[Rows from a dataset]
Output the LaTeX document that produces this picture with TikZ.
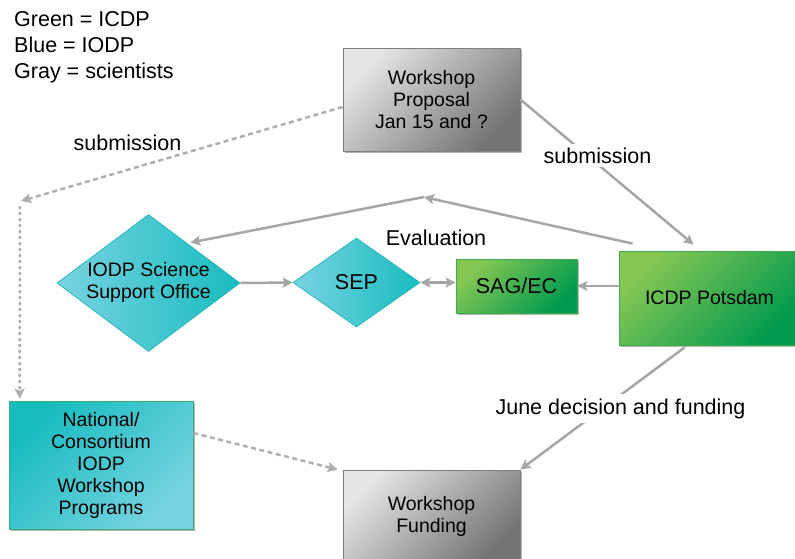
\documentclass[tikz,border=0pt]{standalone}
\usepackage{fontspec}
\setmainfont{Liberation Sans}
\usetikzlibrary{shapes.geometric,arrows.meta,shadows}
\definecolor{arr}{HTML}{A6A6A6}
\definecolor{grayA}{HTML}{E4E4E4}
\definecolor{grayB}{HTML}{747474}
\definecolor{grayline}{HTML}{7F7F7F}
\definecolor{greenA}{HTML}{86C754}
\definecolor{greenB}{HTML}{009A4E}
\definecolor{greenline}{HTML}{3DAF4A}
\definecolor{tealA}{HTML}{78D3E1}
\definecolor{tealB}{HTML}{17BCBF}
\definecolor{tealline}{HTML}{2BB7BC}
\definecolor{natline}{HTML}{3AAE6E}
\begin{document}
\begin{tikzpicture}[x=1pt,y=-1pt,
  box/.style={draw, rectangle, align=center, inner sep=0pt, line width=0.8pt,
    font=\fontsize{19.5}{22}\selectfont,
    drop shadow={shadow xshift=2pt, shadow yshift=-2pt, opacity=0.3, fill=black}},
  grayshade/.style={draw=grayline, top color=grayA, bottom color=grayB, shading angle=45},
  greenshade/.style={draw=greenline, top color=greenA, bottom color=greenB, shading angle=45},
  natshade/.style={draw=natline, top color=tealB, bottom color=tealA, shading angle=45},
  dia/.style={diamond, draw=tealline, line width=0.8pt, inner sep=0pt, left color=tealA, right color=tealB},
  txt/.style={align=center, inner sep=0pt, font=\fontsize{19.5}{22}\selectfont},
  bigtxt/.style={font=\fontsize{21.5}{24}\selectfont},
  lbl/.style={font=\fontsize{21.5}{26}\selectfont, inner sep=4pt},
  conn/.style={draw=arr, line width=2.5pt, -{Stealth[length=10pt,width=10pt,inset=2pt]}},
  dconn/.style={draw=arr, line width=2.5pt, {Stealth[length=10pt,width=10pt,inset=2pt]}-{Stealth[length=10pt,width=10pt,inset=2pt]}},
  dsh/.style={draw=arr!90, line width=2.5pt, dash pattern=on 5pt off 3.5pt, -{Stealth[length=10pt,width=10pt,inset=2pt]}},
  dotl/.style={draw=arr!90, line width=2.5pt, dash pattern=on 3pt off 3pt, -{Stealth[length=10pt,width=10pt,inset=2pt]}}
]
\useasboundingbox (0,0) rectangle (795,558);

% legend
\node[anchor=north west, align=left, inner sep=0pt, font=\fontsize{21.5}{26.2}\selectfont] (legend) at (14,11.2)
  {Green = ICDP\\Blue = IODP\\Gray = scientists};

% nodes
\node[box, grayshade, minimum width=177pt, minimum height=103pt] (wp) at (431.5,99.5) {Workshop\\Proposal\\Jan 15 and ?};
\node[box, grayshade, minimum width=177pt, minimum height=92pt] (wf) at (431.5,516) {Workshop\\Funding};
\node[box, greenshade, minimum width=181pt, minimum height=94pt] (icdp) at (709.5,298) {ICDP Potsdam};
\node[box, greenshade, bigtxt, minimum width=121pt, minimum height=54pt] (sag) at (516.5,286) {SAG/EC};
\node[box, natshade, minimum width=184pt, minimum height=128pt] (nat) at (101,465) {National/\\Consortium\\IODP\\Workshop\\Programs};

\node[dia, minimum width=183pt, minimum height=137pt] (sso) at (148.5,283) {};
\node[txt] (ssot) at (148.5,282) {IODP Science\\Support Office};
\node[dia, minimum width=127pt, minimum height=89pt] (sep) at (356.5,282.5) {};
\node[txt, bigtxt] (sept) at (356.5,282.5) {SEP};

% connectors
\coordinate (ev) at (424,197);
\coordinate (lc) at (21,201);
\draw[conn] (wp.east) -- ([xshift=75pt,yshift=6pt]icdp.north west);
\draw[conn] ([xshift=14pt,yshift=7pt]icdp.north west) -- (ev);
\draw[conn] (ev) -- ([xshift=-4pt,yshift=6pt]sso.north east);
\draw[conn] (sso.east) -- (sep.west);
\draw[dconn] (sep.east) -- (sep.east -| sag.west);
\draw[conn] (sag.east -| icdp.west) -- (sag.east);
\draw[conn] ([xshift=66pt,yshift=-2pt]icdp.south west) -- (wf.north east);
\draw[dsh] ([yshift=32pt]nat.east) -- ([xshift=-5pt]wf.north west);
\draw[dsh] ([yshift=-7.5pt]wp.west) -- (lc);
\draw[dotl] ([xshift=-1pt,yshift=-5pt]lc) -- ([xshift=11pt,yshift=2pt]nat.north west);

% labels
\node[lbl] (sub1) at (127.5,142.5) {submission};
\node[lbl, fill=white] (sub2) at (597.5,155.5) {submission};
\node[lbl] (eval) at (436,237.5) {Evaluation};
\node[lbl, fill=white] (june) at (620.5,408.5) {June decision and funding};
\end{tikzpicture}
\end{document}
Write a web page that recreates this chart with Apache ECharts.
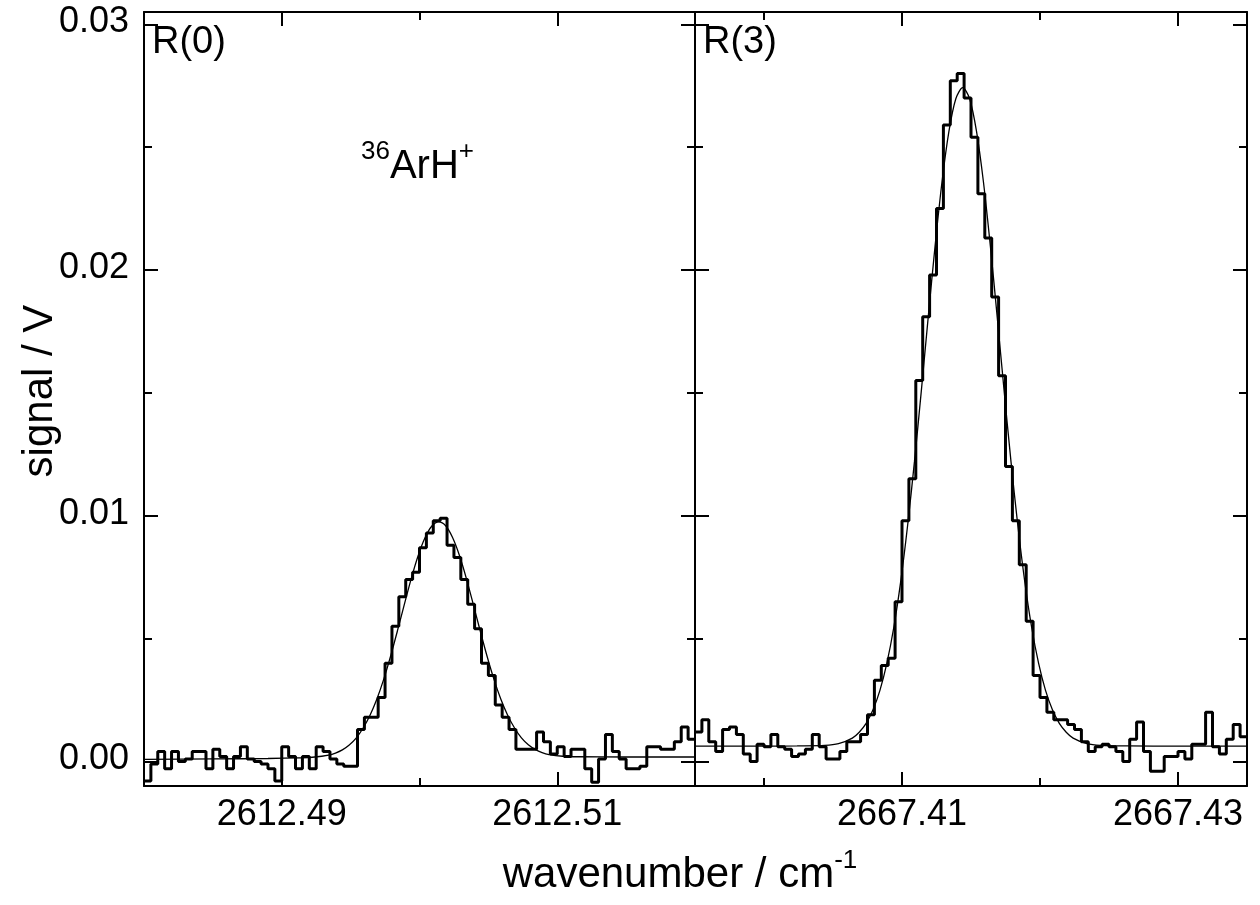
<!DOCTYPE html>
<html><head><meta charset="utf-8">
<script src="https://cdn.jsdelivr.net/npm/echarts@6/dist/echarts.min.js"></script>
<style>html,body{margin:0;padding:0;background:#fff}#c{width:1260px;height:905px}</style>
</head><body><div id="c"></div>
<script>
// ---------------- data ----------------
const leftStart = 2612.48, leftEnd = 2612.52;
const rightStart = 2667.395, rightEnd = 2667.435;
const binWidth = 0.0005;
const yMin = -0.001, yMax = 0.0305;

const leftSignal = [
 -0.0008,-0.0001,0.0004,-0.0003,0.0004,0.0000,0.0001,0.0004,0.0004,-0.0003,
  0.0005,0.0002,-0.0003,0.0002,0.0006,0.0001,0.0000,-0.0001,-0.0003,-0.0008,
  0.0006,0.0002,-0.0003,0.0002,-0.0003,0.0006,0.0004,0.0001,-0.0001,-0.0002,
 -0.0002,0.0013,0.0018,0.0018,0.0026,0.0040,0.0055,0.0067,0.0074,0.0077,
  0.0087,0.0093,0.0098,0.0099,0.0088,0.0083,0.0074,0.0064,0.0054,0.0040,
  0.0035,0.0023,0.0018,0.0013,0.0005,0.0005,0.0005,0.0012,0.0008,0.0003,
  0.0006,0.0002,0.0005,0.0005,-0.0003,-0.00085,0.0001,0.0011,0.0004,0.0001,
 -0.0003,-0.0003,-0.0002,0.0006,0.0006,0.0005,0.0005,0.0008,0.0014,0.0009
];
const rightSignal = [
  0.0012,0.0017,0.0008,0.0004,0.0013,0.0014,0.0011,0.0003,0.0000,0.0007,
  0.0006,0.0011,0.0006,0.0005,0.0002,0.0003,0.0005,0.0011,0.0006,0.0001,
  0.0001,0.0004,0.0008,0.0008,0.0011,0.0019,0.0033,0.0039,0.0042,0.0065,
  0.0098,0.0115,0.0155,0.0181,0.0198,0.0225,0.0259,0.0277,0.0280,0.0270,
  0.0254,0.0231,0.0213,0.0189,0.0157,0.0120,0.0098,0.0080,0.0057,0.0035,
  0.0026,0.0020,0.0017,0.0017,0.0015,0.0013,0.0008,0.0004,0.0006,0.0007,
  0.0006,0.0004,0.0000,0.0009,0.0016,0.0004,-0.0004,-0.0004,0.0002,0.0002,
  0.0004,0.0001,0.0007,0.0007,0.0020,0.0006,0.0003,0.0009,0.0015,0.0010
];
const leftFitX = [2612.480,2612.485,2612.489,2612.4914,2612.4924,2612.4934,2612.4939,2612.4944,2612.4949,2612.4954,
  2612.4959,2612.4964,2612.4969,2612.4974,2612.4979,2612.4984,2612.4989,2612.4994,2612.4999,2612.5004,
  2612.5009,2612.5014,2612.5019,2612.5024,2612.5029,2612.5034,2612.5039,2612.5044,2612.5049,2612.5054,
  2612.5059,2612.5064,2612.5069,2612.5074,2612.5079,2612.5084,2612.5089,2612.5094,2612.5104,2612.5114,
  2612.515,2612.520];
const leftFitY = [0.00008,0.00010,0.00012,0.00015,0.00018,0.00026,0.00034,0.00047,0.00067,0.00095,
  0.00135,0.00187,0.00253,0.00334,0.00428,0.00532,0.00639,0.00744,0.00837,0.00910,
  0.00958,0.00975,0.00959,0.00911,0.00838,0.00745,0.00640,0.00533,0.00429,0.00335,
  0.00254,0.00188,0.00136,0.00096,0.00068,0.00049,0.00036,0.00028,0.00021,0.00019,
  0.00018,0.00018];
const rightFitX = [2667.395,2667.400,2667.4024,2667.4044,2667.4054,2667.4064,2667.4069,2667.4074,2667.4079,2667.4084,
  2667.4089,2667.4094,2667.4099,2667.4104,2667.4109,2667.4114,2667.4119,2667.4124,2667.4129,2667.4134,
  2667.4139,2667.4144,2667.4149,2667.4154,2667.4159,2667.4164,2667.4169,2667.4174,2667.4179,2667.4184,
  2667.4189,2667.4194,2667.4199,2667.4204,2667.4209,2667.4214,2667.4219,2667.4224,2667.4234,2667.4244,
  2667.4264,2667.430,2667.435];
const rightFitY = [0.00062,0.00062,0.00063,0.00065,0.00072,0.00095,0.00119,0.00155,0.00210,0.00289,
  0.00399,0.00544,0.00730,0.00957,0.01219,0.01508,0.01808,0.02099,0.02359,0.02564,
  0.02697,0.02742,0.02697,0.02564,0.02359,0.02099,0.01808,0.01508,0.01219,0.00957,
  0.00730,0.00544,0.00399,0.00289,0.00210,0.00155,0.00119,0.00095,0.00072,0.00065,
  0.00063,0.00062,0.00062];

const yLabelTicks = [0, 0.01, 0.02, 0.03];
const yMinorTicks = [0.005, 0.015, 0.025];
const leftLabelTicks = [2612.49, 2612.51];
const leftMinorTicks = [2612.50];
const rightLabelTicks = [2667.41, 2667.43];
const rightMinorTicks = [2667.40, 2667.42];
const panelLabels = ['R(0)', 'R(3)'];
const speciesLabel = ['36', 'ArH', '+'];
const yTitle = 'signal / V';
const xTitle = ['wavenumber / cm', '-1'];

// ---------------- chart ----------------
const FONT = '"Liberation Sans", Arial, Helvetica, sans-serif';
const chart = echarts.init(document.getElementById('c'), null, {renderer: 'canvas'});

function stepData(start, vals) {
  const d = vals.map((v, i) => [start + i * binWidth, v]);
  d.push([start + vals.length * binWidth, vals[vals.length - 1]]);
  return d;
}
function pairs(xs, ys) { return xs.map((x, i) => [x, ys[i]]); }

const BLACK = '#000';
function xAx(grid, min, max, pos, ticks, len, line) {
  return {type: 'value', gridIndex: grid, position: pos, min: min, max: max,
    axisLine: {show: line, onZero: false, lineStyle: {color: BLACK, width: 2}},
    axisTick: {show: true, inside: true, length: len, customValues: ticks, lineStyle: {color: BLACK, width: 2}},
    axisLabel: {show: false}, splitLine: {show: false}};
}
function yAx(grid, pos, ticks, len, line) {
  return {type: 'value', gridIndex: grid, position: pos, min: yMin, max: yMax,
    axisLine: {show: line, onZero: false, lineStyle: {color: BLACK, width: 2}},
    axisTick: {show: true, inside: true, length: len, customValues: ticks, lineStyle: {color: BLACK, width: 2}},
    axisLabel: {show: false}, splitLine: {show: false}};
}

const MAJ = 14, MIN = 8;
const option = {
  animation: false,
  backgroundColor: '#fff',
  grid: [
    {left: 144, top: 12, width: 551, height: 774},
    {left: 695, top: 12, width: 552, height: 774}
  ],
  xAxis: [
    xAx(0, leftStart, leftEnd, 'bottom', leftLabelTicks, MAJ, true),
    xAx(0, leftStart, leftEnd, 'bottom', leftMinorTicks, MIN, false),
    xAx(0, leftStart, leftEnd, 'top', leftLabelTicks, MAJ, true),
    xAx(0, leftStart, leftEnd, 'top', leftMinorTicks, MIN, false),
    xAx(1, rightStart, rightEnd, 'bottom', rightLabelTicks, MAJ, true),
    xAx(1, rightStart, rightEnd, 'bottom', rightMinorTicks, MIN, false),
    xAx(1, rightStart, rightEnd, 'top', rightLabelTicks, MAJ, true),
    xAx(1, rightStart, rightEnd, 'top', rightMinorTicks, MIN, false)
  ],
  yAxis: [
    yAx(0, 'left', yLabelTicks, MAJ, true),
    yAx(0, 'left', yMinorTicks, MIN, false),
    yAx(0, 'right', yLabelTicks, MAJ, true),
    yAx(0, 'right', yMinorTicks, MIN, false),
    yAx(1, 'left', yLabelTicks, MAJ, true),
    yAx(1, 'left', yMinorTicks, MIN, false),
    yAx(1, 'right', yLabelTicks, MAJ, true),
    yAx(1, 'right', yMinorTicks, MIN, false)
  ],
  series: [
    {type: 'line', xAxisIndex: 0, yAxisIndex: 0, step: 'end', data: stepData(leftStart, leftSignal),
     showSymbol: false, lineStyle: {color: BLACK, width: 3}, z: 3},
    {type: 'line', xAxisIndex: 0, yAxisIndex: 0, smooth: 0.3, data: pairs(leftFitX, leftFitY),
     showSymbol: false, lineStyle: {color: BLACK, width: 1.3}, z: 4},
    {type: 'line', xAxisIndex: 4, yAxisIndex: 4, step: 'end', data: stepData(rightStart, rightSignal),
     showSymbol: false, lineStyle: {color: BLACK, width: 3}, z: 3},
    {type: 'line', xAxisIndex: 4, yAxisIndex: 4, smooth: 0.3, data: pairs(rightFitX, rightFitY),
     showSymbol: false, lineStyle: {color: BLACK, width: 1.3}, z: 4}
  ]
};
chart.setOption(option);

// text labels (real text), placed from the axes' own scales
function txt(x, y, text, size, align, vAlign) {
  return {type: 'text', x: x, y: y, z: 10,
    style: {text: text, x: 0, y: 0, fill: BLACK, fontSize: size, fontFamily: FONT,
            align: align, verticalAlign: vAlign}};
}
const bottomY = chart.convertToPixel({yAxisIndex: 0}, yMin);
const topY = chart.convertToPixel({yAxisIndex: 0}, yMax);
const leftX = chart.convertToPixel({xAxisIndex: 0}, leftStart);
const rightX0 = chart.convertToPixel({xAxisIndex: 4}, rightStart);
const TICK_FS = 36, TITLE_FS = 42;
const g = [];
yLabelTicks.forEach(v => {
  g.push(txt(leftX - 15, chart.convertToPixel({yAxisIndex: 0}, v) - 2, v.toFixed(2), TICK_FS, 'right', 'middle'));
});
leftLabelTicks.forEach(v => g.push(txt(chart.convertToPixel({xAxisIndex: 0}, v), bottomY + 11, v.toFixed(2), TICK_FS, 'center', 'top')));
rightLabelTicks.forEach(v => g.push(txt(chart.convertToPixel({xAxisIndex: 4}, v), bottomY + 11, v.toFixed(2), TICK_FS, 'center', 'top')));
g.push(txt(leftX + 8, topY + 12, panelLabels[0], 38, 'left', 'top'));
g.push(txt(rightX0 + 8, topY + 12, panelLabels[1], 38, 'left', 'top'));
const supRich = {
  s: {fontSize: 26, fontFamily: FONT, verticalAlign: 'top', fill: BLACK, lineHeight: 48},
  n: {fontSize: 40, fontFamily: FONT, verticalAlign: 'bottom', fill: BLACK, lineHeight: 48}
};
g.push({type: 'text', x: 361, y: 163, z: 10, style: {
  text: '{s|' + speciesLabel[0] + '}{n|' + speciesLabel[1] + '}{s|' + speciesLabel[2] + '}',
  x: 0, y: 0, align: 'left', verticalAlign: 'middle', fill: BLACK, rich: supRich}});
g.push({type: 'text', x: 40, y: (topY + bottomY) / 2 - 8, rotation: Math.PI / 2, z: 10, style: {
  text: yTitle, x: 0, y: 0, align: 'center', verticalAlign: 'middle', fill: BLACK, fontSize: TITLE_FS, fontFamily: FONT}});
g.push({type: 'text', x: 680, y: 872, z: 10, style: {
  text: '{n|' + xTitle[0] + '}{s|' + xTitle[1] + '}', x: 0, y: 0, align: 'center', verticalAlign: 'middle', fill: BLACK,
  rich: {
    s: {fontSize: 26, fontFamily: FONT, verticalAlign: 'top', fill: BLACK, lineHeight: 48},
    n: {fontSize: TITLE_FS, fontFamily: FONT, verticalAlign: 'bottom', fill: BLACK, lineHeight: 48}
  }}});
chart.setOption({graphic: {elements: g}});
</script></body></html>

● Goal of the exercise
Your task is to reproduce only the lines from the one with "Write a web" through the one with "const yMin = -0.001, yMax = 0.0305;", keeping both ends. Skip every picture.

● Exercise output
Write a web page that recreates this chart with Apache ECharts.
<!DOCTYPE html>
<html><head><meta charset="utf-8">
<script src="https://cdn.jsdelivr.net/npm/echarts@6/dist/echarts.min.js"></script>
<style>html,body{margin:0;padding:0;background:#fff}#c{width:1260px;height:905px}</style>
</head><body><div id="c"></div>
<script>
// ---------------- data ----------------
const leftStart = 2612.48, leftEnd = 2612.52;
const rightStart = 2667.395, rightEnd = 2667.435;
const binWidth = 0.0005;
const yMin = -0.001, yMax = 0.0305;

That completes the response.